Sunday, September 13, 2009

Because Catholic Women Seem Happy

The four most important people in my life are women: Katie, our two daughters, and my recently widowed mother—three generations, with correspondingly different outlooks. What do I wish for them? Happiness.

It is logical to me, then, to judge the Catholic Church by this criterion: Are Catholic women happy?

I thought of this tonight while reading the new print edition of First Things which has not yet appeared on the First Things website. In it there is an article by Mary Eberstadt as provocative as its title, "What Does Woman Want? The War Between the Sexless." Using as a springboard two essays by women, one in favor of and the other against traditional marriage, Eberstadt draws a dark picture of contemporary marriage, in which overworked wives and undersexed husbands grow tired of one another. Or as a blogger she quotes has it in an essay title, "For Many, Marriage Is Sexless, Boring, and Oppressive: Time to Rethink the Institution?"

Pictured with me here is my mother, Nan Bull, and I shudder to think of the arguments I'll be in as soon as she reads this post. We may be smiling in the photograph, but we won't be once the donnybrook ensues. (Note to sisters: Please, please don't pass it on!) As the mother of four daughters, in addition to two sons, Mom is a cantankerous proponent of women's rights, and she would not take kindly to a self-righteous, know-it-all male heir telling her what will or won't give women happiness!!! (Triple exclamation point!)

But Mom, peace, that's not my point here.

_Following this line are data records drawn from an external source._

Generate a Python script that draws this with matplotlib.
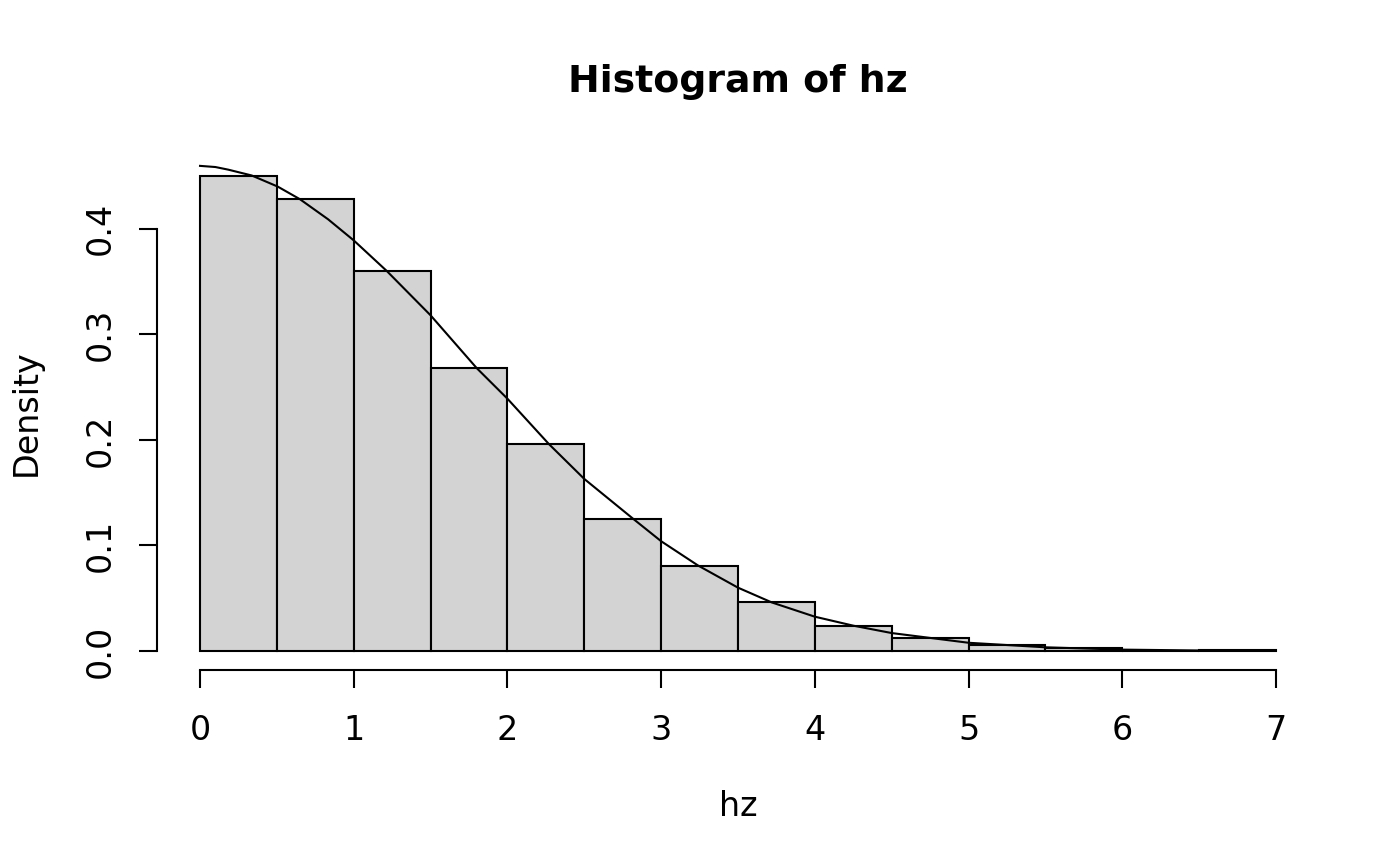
import matplotlib
matplotlib.use("Agg")
import matplotlib.pyplot as plt
import numpy as np

# Histogram data (density), bins of width 0.5 from 0 to 7
bin_edges = [0.0, 0.5, 1.0, 1.5, 2.0, 2.5, 3.0, 3.5, 4.0, 4.5, 5.0, 5.5, 6.0, 6.5, 7.0]
densities = [0.450, 0.428, 0.360, 0.268, 0.196, 0.125, 0.081, 0.046, 0.024, 0.012,
             0.006, 0.003, 0.0004, 0.001]

# Density curve points
curve_x = [0.0, 0.1, 0.184, 0.336, 0.505, 0.65, 0.833, 1.0, 1.215, 1.5, 1.8, 2.0, 2.27,
           2.5, 2.82, 3.0, 3.24, 3.5, 3.72, 4.0, 4.25, 4.5, 5.0, 5.5, 6.0, 6.5, 7.0]
curve_y = [0.4596, 0.4585, 0.456, 0.4505, 0.440, 0.428, 0.409, 0.389, 0.360, 0.318,
           0.268, 0.239, 0.196, 0.163, 0.125, 0.104, 0.081, 0.060, 0.046, 0.0325,
           0.024, 0.017, 0.0078, 0.0035, 0.0013, 0.0005, 0.0002]

x_ticks = [0, 1, 2, 3, 4, 5, 6, 7]
x_tick_labels = ["0", "1", "2", "3", "4", "5", "6", "7"]
y_ticks = [0.0, 0.1, 0.2, 0.3, 0.4]
y_tick_labels = ["0.0", "0.1", "0.2", "0.3", "0.4"]

plt.rcParams['font.family'] = ['DejaVu Sans']

W, H = 1400, 866
fig = plt.figure(figsize=(14, 8.66), dpi=100)
left, right, top, bottom = 157, 1319, 157, 670
ax = fig.add_axes([left / W, 1 - bottom / H, (right - left) / W, (bottom - top) / H])

lw = 1.5
widths = np.diff(bin_edges)
ax.bar(bin_edges[:-1], densities, width=widths, align='edge', color='#D3D3D3',
       edgecolor='black', linewidth=lw)
ax.plot(curve_x, curve_y, color='black', linewidth=lw, solid_joinstyle='round')

ax.set_xlim(-0.28, 7.28)
ax.set_ylim(-0.018, 0.468)

for s in ['top', 'right']:
    ax.spines[s].set_visible(False)
ax.spines['left'].set_bounds(0, 0.4)
ax.spines['bottom'].set_bounds(0, 7)
ax.spines['left'].set_linewidth(lw)
ax.spines['bottom'].set_linewidth(lw)

ax.set_xticks(x_ticks)
ax.set_xticklabels(x_tick_labels)
ax.set_yticks(y_ticks)
ax.set_yticklabels(y_tick_labels, rotation=90, va='center')
ax.tick_params(axis='both', direction='out', length=13, width=lw, labelsize=24, color='black')
ax.tick_params(axis='x', pad=19)
ax.tick_params(axis='y', pad=16)

fig.text((left + right) / 2 / W, 1 - 92 / H, "Histogram of hz", ha='center', va='baseline',
         fontsize=27.3, fontweight='bold')
fig.text((left + right) / 2 / W, 1 - 816 / H, "hz", ha='center', va='baseline', fontsize=24)
fig.text(26 / W, 1 - 413 / H, "Density", ha='center', va='center', rotation=90, fontsize=24)

fig.savefig("out.png", dpi=100)
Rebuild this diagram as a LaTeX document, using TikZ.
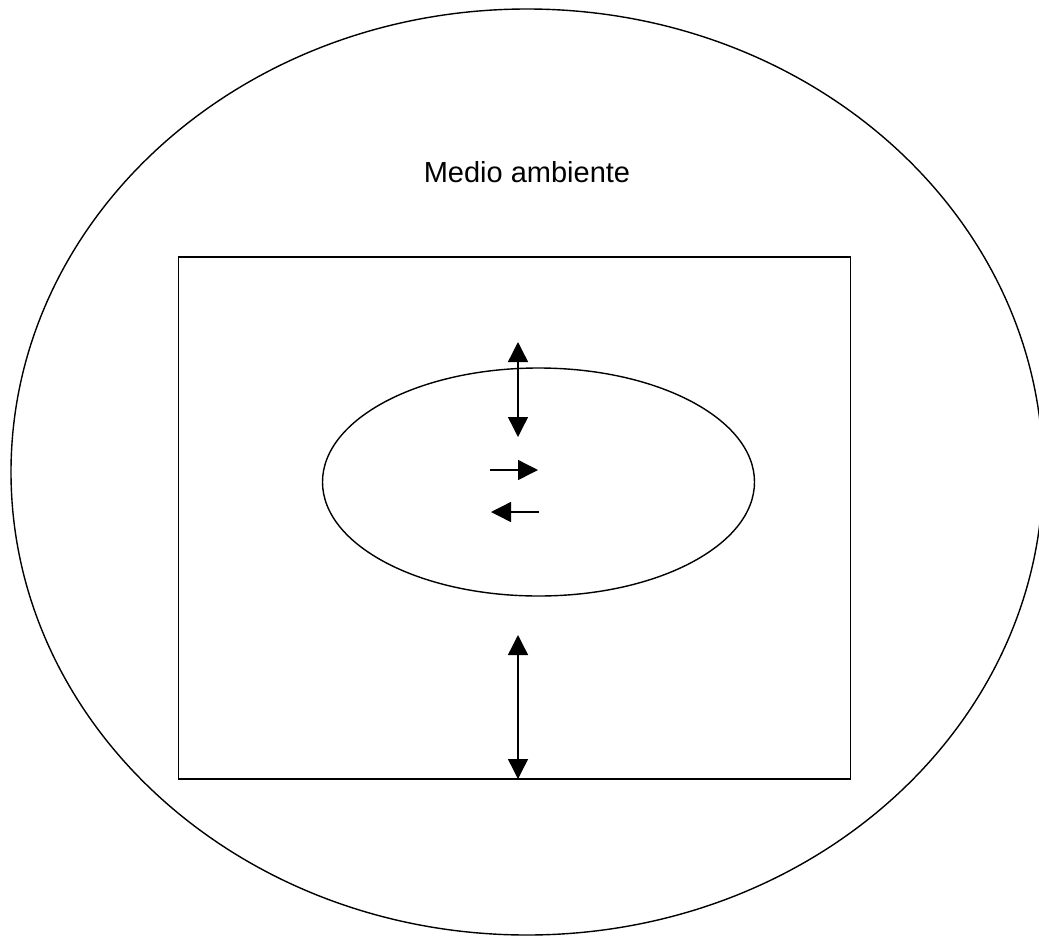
\documentclass[tikz,border=0pt]{standalone}
\usepackage{fontspec}
\setmainfont{Liberation Sans}
\usetikzlibrary{arrows.meta,shapes.geometric}
\begin{document}
\begin{tikzpicture}[x=1pt,y=-1pt,
  outline/.style={draw=black,line width=1.4pt},
  flow/.style={line width=1.4pt,-{Triangle[length=20pt,width=20pt]}},
  flowboth/.style={line width=1.4pt,{Triangle[length=20pt,width=20pt]}-{Triangle[length=20pt,width=20pt]}}]
  \useasboundingbox (0,0) rectangle (1039,935);
  % environment
  \node[outline,ellipse,minimum width=1032pt,minimum height=926pt,inner sep=0pt] (env) at (527,472) {};
  \node[font=\fontsize{29pt}{34pt}\selectfont] (label) at (527,172) {Medio ambiente};
  % system boundary
  \node[outline,rectangle,minimum width=672pt,minimum height=522pt,inner sep=0pt] (sys) at (514.5,518) {};
  % core
  \node[outline,ellipse,minimum width=432pt,minimum height=228pt,inner sep=0pt] (core) at (538.5,482) {};
  % exchanges
  \coordinate (a1) at (518,342);
  \coordinate (a2) at (518,437);
  \coordinate (b1) at (490,470);
  \coordinate (b2) at (538,470);
  \coordinate (c1) at (539,512);
  \coordinate (c2) at (491,512);
  \coordinate (d1) at (518,635);
  \coordinate (d2) at (518,779);
  \draw[flowboth] (a1) -- (a2);
  \draw[flow] (b1) -- (b2);
  \draw[flow] (c1) -- (c2);
  \draw[flowboth] (d1) -- (d2);
\end{tikzpicture}
\end{document}
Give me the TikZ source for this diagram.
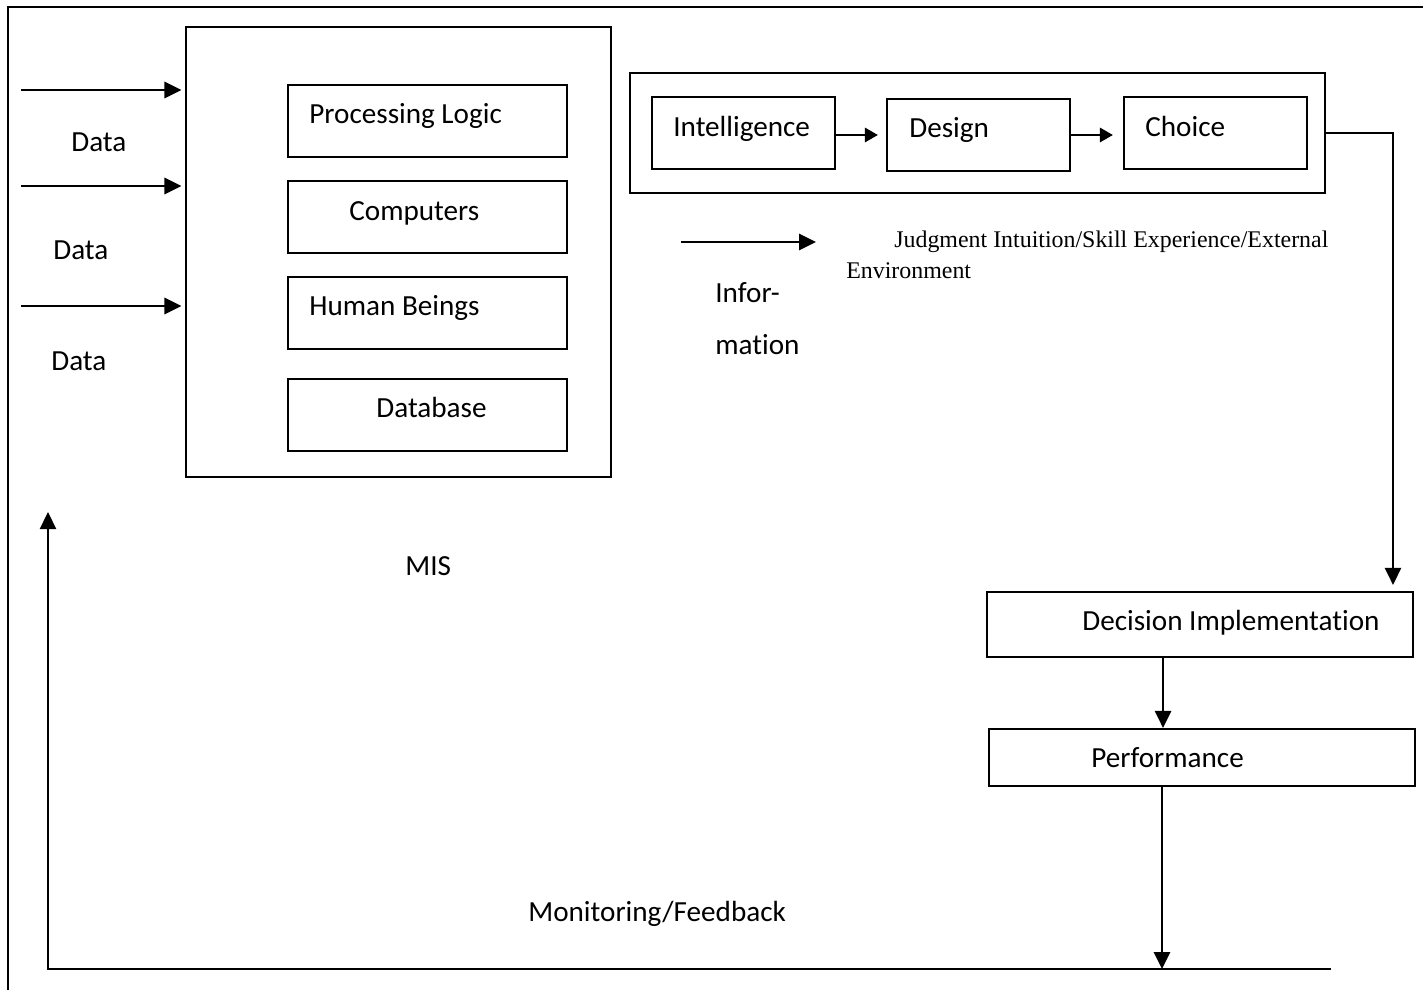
\documentclass[tikz,border=0pt]{standalone}
\usepackage{fontspec}
\setmainfont{Carlito}[Ligatures=NoCommon]
\newfontfamily\timesfont{Liberation Serif}
\usepackage{tikz}
\usetikzlibrary{positioning,calc,arrows.meta}

\tikzset{
  box/.style={draw,line width=1.2pt,rectangle,inner sep=0pt},
  txt/.style={anchor=base west,inner sep=0pt,font=\fontsize{16.6}{19}\selectfont},
  serif/.style={anchor=base west,inner sep=0pt,font=\timesfont\fontsize{13.6}{16}\selectfont},
  arr/.style={line width=1.6pt,-{Triangle[length=0.34cm,width=0.32cm]}},
  smarr/.style={line width=1.6pt,-{Triangle[length=0.26cm,width=0.28cm]}}
}

\begin{document}
\begin{tikzpicture}[x=0.02cm,y=-0.02cm]
    \useasboundingbox (0,0) rectangle (1423,990);
    \draw[line width=1.2pt] (8,990) -- (8,7) -- (1423,7);

    % MIS
    \node[box,minimum width=8.5cm,minimum height=9cm] (mis) at (398.5,252) {};
    \node[box,minimum width=5.58cm,minimum height=1.44cm] (logic) at (427.5,121) {};
    \node[box,minimum width=5.58cm,minimum height=1.44cm] (comp) at (427.5,217) {};
    \node[box,minimum width=5.58cm,minimum height=1.44cm] (human) at (427.5,313) {};
    \node[box,minimum width=5.58cm,minimum height=1.44cm] (db) at (427.5,415) {};
    \node[txt] (logictxt) at (309,124) {Processing Logic};
    \node[txt] (comptxt) at (349,220) {Computers};
    \node[txt] (humantxt) at (309,315) {Human Beings};
    \node[txt] (dbtxt) at (376,417) {Database};
    \node[txt] (mistxt) at (405,575) {MIS};

    % data inputs
    \coordinate (d1) at (21,90);
    \coordinate (d2) at (21,186);
    \coordinate (d3) at (21,306);
    \draw[arr,shorten >=2pt] (d1) -- (d1 -| mis.west);
    \draw[arr,shorten >=2pt] (d2) -- (d2 -| mis.west);
    \draw[arr,shorten >=2pt] (d3) -- (d3 -| mis.west);
    \node[txt] (data1) at (71,152) {Data};
    \node[txt] (data2) at (53,259) {Data};
    \node[txt] (data3) at (51,370) {Data};

    % decision making
    \node[box,minimum width=13.9cm,minimum height=2.4cm] (dec) at (977.5,133) {};
    \node[box,minimum width=3.66cm,minimum height=1.44cm] (intel) at (743.5,133) {};
    \node[box,minimum width=3.66cm,minimum height=1.44cm] (design) at (978.5,135) {};
    \node[box,minimum width=3.66cm,minimum height=1.44cm] (choice) at (1215.5,133) {};
    \node[txt] (inteltxt) at (673,136) {Intelligence};
    \node[txt] (designtxt) at (909,137) {Design};
    \node[txt] (choicetxt) at (1145,136) {Choice};
    \draw[smarr,shorten >=0.16cm] ([yshift=-0.04cm]intel.east) -- ([yshift=-0.04cm]intel.east -| design.west);
    \draw[smarr,shorten >=0.2cm] (design.east) -- (design.east -| choice.west);

    % information
    \coordinate (i1) at (681,242);
    \coordinate (i2) at (816,242);
    \draw[arr] (i1) -- (i2);
    \node[txt] (info1) at (715,302) {Infor-};
    \node[txt] (info2) at (715,354) {mation};
    \node[serif] (judg) at (894,247) {Judgment Intuition/Skill Experience/External};
    \node[serif] (env) at (846,278) {Environment};

    % implementation
    \node[box,minimum width=8.52cm,minimum height=1.3cm] (impl) at (1200,624.5) {};
    \node[box,minimum width=8.52cm,minimum height=1.14cm] (perf) at (1202,757.5) {};
    \node[txt] (impltxt) at (1082,630) {Decision Implementation};
    \node[txt] (perftxt) at (1091,767) {Performance};
    \coordinate (bend) at (1393,133);
    \draw[arr,line width=1.3pt,shorten >=0.12cm] (dec.east |- bend) -- (bend) -- (bend |- impl.north);
    \draw[arr] ([xshift=-0.74cm]impl.south) -- ([xshift=-0.74cm]impl.south |- perf.north);

    % feedback
    \coordinate (fb) at (1162,969);
    \coordinate (fbr) at (1331,969);
    \coordinate (fbl) at (48,969);
    \coordinate (fbtop) at (48,512);
    \draw[arr] (perf.south -| fb) -- (fb);
    \draw[arr,line width=1.3pt] (fbr) -- (fbl) -- (fbtop);
    \node[txt] (fbtxt) at (528,921) {Monitoring/Feedback};
\end{tikzpicture}
\end{document}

I have just read an article that describes married women as unhappy, and while you may not plan to remarry, the other three women in my life are either married (Katie) or would like to be so and happily (Martha and Marian). And the evidence is not encouraging. "Two charges," Eberstadt notes particularly, are "made repeatedly, almost always by women and with many echoes elsewhere in contemporary sources: first, that the combined pressures of motherhood and marriage and breadwinning are just too much to bear; and second, that many of today's marriages—that is to say, marriages made among enlightened, older, educated, sophisticated people—are a sexual desert."

I won't spoil the ending of Eberstadt's article. (It's spicy! . . . Or quite sad.) I am left only with a question: Are Catholic women happy? Because being a Catholic is the most important factor in my life, and if Catholicism somehow contributed to women's unhappiness, I would be sorely troubled.

Are Catholic women happy? I would defer to Catholic women for a definitive answer. Please note the comment box at the bottom of this post. My own, probably biased and purely anecdotal judgment is that, yes, the Catholic women I know seem very happy indeed. I suggest that you come around St. Mary's Star of the Sea Church and meet some of my female friends. There are ten masses a week to choose from, not to mention sixty hours of Eucharistic Adoration where I share time with such people as Pat, Martha, Jackie, Connie, and Paula, and meetings of such ecclesial organizations as Communion & Liberation, where I have the pleasure to know the likes of Carol, Ellen, Julie, Elizabeth, Deb, Heidi, and Jenny. These and other Catholic women I know strike me as quite happy indeed.

Is there a connection between Catholic social teaching and the happiness (or not) of Catholic women? Again, there is a comment box at the bottom. I don't want to get in any more trouble with my mother than I'm already in.